Brahms-Webern-Stockhausen, the journey of the first half, was made all the more compelling by Pollini’s intense concentration. From the stormy aura of Op. 116 No. 1 through to the tumultuous final Capriccio of the Op. 116 set, Pollini presented such an unforced stream of sound that it was as if he was composing/improvising: there was the distinct impression that these were his own personal musings. The first Intermezzo (Op. 116 No. 2) was positively smouldering, the top voice beautifully projected. Indeed, it was Pollini’s total command of Brahmsian textures and voice leading that lent an air of inevitability to the performance. Only occasionally did a sense of Italianate literalism threaten to creep in.

Webern’s Variations, Op. 27, brought us squarely into the language of the twentieth century. Pollini held the audience to silence in the delicate, lyrical first movement. The second movement, marked ‘sehr schnell’ was a glittering, fleeting moment to cherish and contrasted perfectly with the hard-driven final movement (complete with Pollini’s singing along: a distracting fault he tends to indulge in live, although it seems to be obliterated in the recording studio).

For a major international artist to programme Stockhausen in the Royal Festival Hall and to play it to a goodly-sized audience is encouraging indeed. The fifth Klavierstück of 1954 emerged as an entirely logical evolutionary growth from Webern’s pointillism. Pollini was very alive to the shifting moods, from the almost unbelievably touching (as presented here) to the most violent. Klavierstück IX is probably the most famous of Stockhausen’s oeuvre for solo piano, particularly for its opening multiple repetitions of one chord. Perhaps Pollini could have started louder, but his extended diminuendo during these repetitions was faultless. Again, as in the Brahms, he later recreated the effect of composing as he played (in passages which appeared almost as recitatives), but it was the ‘stellar’, twinkling, glistening sections in which every note could be heard with perfect clarity that became a definition of beauty in music.

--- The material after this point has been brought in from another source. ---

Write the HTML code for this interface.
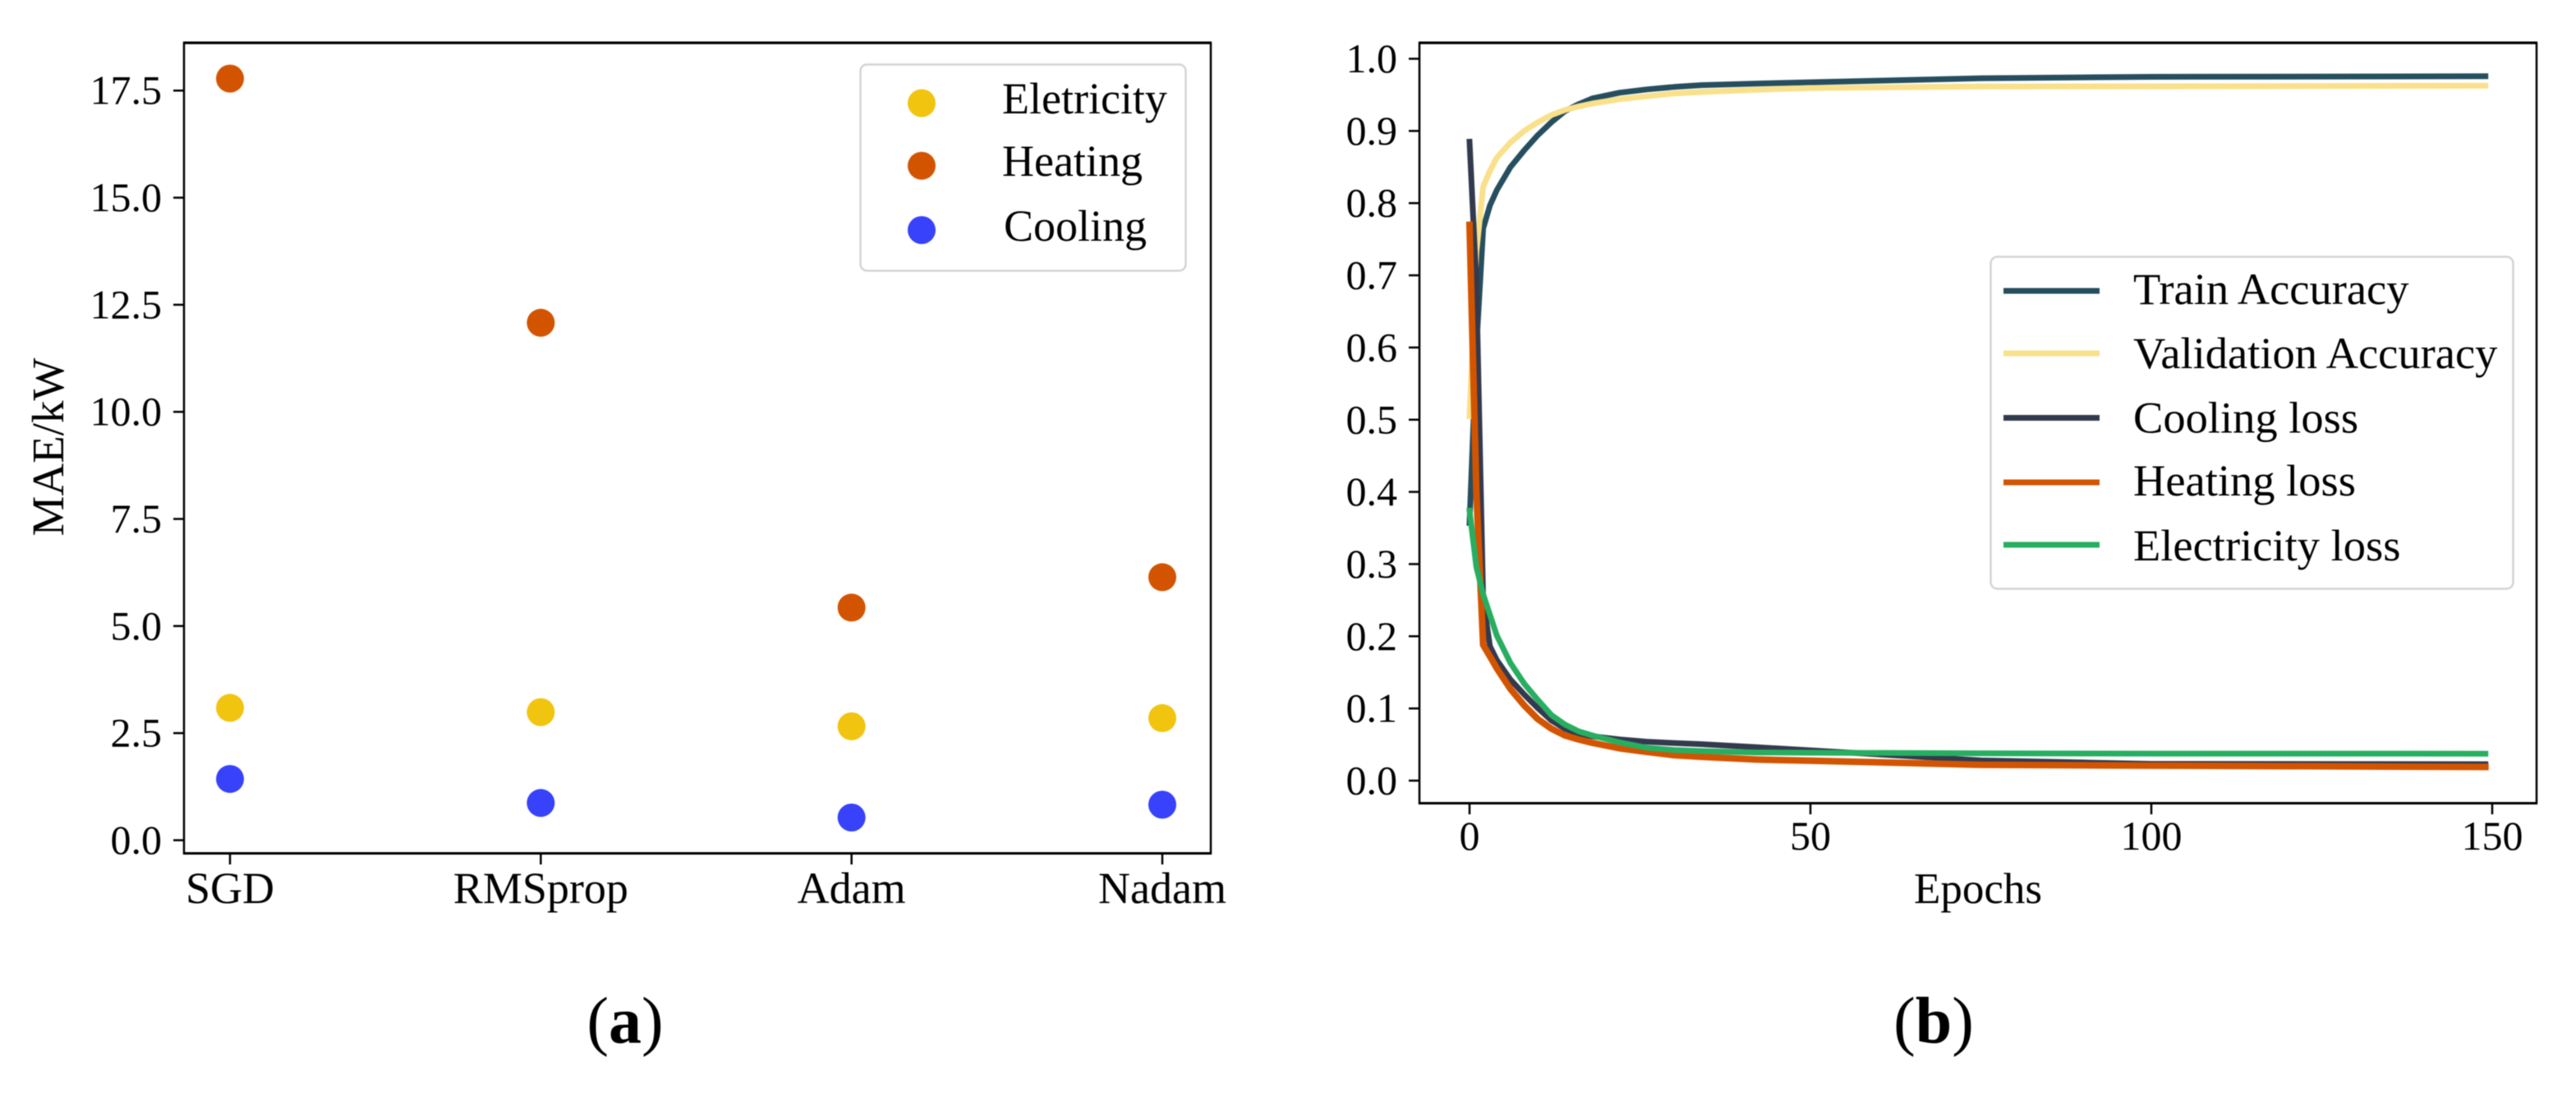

A shame the audience appeared a little restless at times: Stockhausen’s music still maintains its power to disturb to this day, it seems.

The two Beethoven Sonatas after the interval provided a reminder of Pollini’s momentous Beethoven cycle of several years back The F sharp, Op. 57 and the Appassionata formed a well-contrasted pair. Pollini responded to the warmth of the first movement introduction to Op. 57, but the Allegro ma non troppo which followed was perhaps too unyielding. Memories of this, however, were erased by a superbly even second movement, during which Beethoven’s registral play was given full characterisation.

This must be the fourth or fifth time I have heard Pollini’s Appassionata live, and this was the best so far. The piece grew organically from the hushed opening. Pollini made the most of the violent contrasts, at times unleashing a pure wall of sound. He heeded the ‘con moto’ qualifier to the second movement’s Andante marking whilst simultaneously invoking its prayer-like qualities, and held the audience magically in the palm of his hand before unleashing the onslaught of the finale. The last movement was a positively infernal vortex whose initial tempo always held the final coda latent within itself. It was a breathtaking account and a superb end to a superb concert. There were encores, of course: and who but Pollini would dare to count among them Schoenberg’s Op. 19?